Dr. Herbert Diess, CEO of the Volkswagen Group, stated: “It’s my firm conviction that Germany as an automotive location must also lead the way, when it comes to electric mobility. That’s why we’re deliberately converting the Zwickau plant into the largest and most efficient e-car site in Europe. It’s impressive to see the efforts the team is making to help achieve that transformation. Zwickau can become a model for our industry.”
The plant will make e-vehicles solely based on the Modular Electric Drive Toolkit (MEB) and have a production capacity of 330,000 vehicles a year, from a workforce of 8,000 personnel. Around half of the 1,500 new robots required for body construction are already in operation. The paint shop is being expanded and the first line in final assembly will be operational in the summer.
The new ID.3 is a significant model in the history of VW, were you to refer to the Beetle as ‘1’ and the Golf as ‘2’. It is shown here in ‘disguised’ form, as the car will be launched officially at the Frankfurt Motor Show later this year. However, it is abundantly clear that it will follow a pattern established by the VW Golf, despite its ‘new world’ EV intentions. To fund the ID.3, VW is ramping-up the production of its TSi turbo-petrol engines and offsetting the profits to its Zwickau plant.
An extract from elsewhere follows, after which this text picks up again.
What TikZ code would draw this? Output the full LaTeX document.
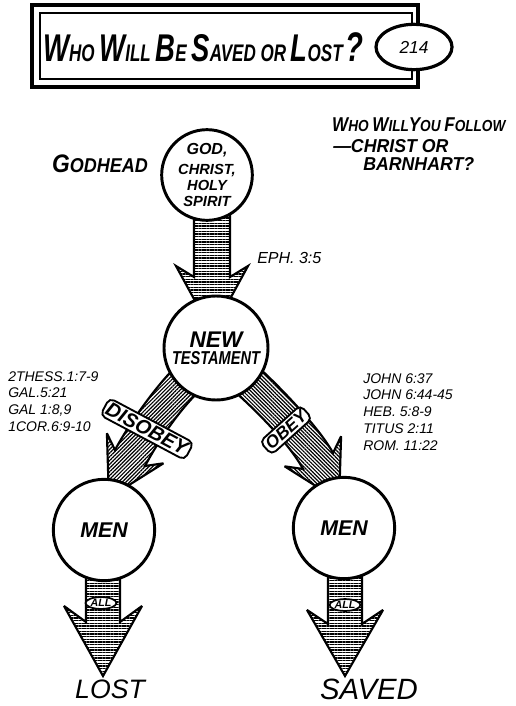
\documentclass[tikz,border=0pt]{standalone}
\usepackage{graphicx}
\usepackage{fontspec}
\setmainfont{Liberation Sans}
\usetikzlibrary{calc,patterns.meta,shapes.geometric}

\newcommand\fsz[1]{\fontsize{#1}{1.15\dimexpr#1pt\relax}\selectfont}
\newcommand\capini[2]{{\fsz{#1}#2}}

% block arrow: start, start angle, head base, head angle,
% half width, head half width, barb, head length, fill style
\newcommand\blockarrow[9]{%
  \path[arrowbody,#9]
    ($(#1)+(#2-90:#5)$)
    .. controls ($(#1)+(#2-90:#5)+(#2:30)$) and ($(#3)+(#4-90:#5)-(#4:30)$) ..
    ($(#3)+(#4-90:#5)$)
    -- ($(#3)+(#4-90:#6)-(#4:#7)$)
    -- ($(#3)+(#4:#8)$)
    -- ($(#3)+(#4+90:#6)-(#4:#7)$)
    -- ($(#3)+(#4+90:#5)$)
    .. controls ($(#3)+(#4+90:#5)-(#4:30)$) and ($(#1)+(#2+90:#5)+(#2:30)$) ..
    ($(#1)+(#2+90:#5)$) -- cycle;}

\begin{document}
\begin{tikzpicture}[x=0.75pt,y=-0.75pt,
  bubble/.style={circle, draw, line width=2.2pt, fill=white, inner sep=0pt,
    align=center, font=\bfseries\itshape},
  arrowbody/.style={draw, line width=1.6pt, line join=miter, miter limit=4},
  hatchH/.style={pattern={Lines[angle=0,distance=2pt,line width=1pt]}},
  hatchL/.style={pattern={Lines[angle=45,distance=2pt,line width=0.9pt]}},
  hatchR/.style={pattern={Lines[angle=-45,distance=2pt,line width=0.9pt]}},
  sticker/.style={draw, line width=1.4pt, fill=white, rounded corners=4pt,
    inner sep=2pt, font=\bfseries\itshape},
  alltag/.style={ellipse, draw, line width=1.3pt, fill=white, inner sep=0.4pt,
    font=\bfseries\itshape\fsz{8}},
  refs/.style={anchor=north west, inner sep=0pt, align=left,
    font=\itshape\fontsize{10.5}{12.7}\selectfont},
  hand/.style={inner sep=0pt, font=\bfseries\itshape},
]
\useasboundingbox (0,0) rectangle (515,706);

% title frame
\draw[line width=2.4pt] (32,5) rectangle (418,87);
\draw[line width=1.2pt] (40,13) rectangle (412,79);
\node[hand, anchor=base west, xscale=0.71, font=\bfseries\itshape\fsz{18}] (title) at (43,62)
  {\capini{29}{W}HO \capini{29}{W}ILL \capini{29}{B}E \capini{29}{S}AVED OR \capini{29}{L}OST\,\capini{31}{?}};
\node[ellipse, draw, line width=2.4pt, fill=white, minimum width=57pt, minimum height=34pt,
  font=\itshape\fsz{13}] (num) at (414,47) {214};

% side texts
\node[hand, anchor=base, xscale=0.9, font=\bfseries\itshape\fsz{15}] (gh) at (100,172) {\capini{19}{G}ODHEAD};
\node[hand, anchor=base west, xscale=0.85, font=\bfseries\itshape\fsz{12}] (q1) at (332,132)
  {\capini{15}{W}HO \capini{15}{W}ILL\capini{15}{Y}OU \capini{15}{F}OLLOW};
\node[hand, anchor=base west, xscale=0.95, font=\bfseries\itshape\fsz{14}] (q2) at (333,152) {---CHRIST OR};
\node[hand, anchor=base west, xscale=0.95, font=\bfseries\itshape\fsz{14}] (q3) at (363,171) {BARNHART?};
\node[inner sep=0pt, anchor=base west, font=\itshape\fsz{12}] (eph) at (257,263) {EPH. 3:5};
\node[refs] (lrefs) at (8,371) {2THESS.1:7-9\\GAL.5:21\\GAL 1:8,9\\1COR.6:9-10};
\node[refs] (rrefs) at (363,373) {JOHN 6:37\\JOHN 6:44-45\\HEB. 5:8-9\\TITUS 2:11\\ROM. 11:22};

% block arrows
\coordinate (t0) at (212,215); \coordinate (t1) at (212,277);
\coordinate (l0) at (195,372); \coordinate (l1) at (130,458);
\coordinate (r0) at (238,372); \coordinate (r1) at (318,461);
\coordinate (a0) at (103,560); \coordinate (a1) at (103,622);
\coordinate (b0) at (345,560); \coordinate (b1) at (345,624);
\blockarrow{t0}{90}{t1}{90}{18}{36}{11}{55}{hatchH}
\blockarrow{l0}{140}{l1}{118}{17}{32}{11}{45}{hatchL}
\blockarrow{r0}{40}{r1}{62}{17}{32}{11}{45}{hatchR}
\blockarrow{a0}{90}{a1}{90}{17}{39}{16}{54}{hatchH}
\blockarrow{b0}{90}{b1}{90}{17}{38}{14}{52}{hatchH}

% circles
\node[bubble, minimum size=68pt, font=\bfseries\itshape\fontsize{11}{12}\selectfont] (G) at (207,175)
  {\fsz{12}GOD,\\[3pt]CHRIST,\\HOLY\\SPIRIT};
\node[bubble, minimum size=78pt] (NT) at (216,348)
  {\fsz{17}NEW\\[1pt]\scalebox{0.78}[1]{\fsz{14}TESTAMENT}};
\node[bubble, minimum size=76pt, font=\bfseries\itshape\fsz{16}] (ML) at (104,530) {MEN};
\node[bubble, minimum size=76pt, font=\bfseries\itshape\fsz{16}] (MR) at (344,528) {MEN};

% labels on the arrows
\node[sticker, rotate=-28, font=\bfseries\itshape\fsz{15}] (dis) at (147,429) {DISOBEY};
\node[sticker, rotate=42, font=\bfseries\itshape\fsz{13}] (obey) at (286,430) {OBEY};
\node[alltag] (allL) at (101,603) {ALL};
\node[alltag] (allR) at (345,605) {ALL};

% outcomes
\node[inner sep=0pt, anchor=base, font=\itshape\fsz{20}] (lost) at (110,698) {LOST};
\node[inner sep=0pt, anchor=base, font=\itshape\fsz{22}] (saved) at (369,699) {SAVED};
\end{tikzpicture}
\end{document}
The company has been gaining momentum with its existing hybrid, plug-in and electric vehicles that are all conventional in their styling and hardware. There is no reason to suggest that VW will shift design direction radically with its future strategy. Interestingly, it is the first model that the company has ever produced, for which it is accepting pre-booked orders. Prices are expected to start at around £30,000 for the standard 205-miles range models (owners can expect up to around 150-miles of realistic range), with ranges feasible of up to 340-miles on a single charge, at extra cost.
The First Edition ID.3 will be available with a stated 260-miles range with a sub-£40,000 price tag and UK customers will be expected to pay a £750 registration deposit, should they commit to an early production example. The prices are very bullish, which suggests that higher production volumes will not automatically introduce a lower entry-point.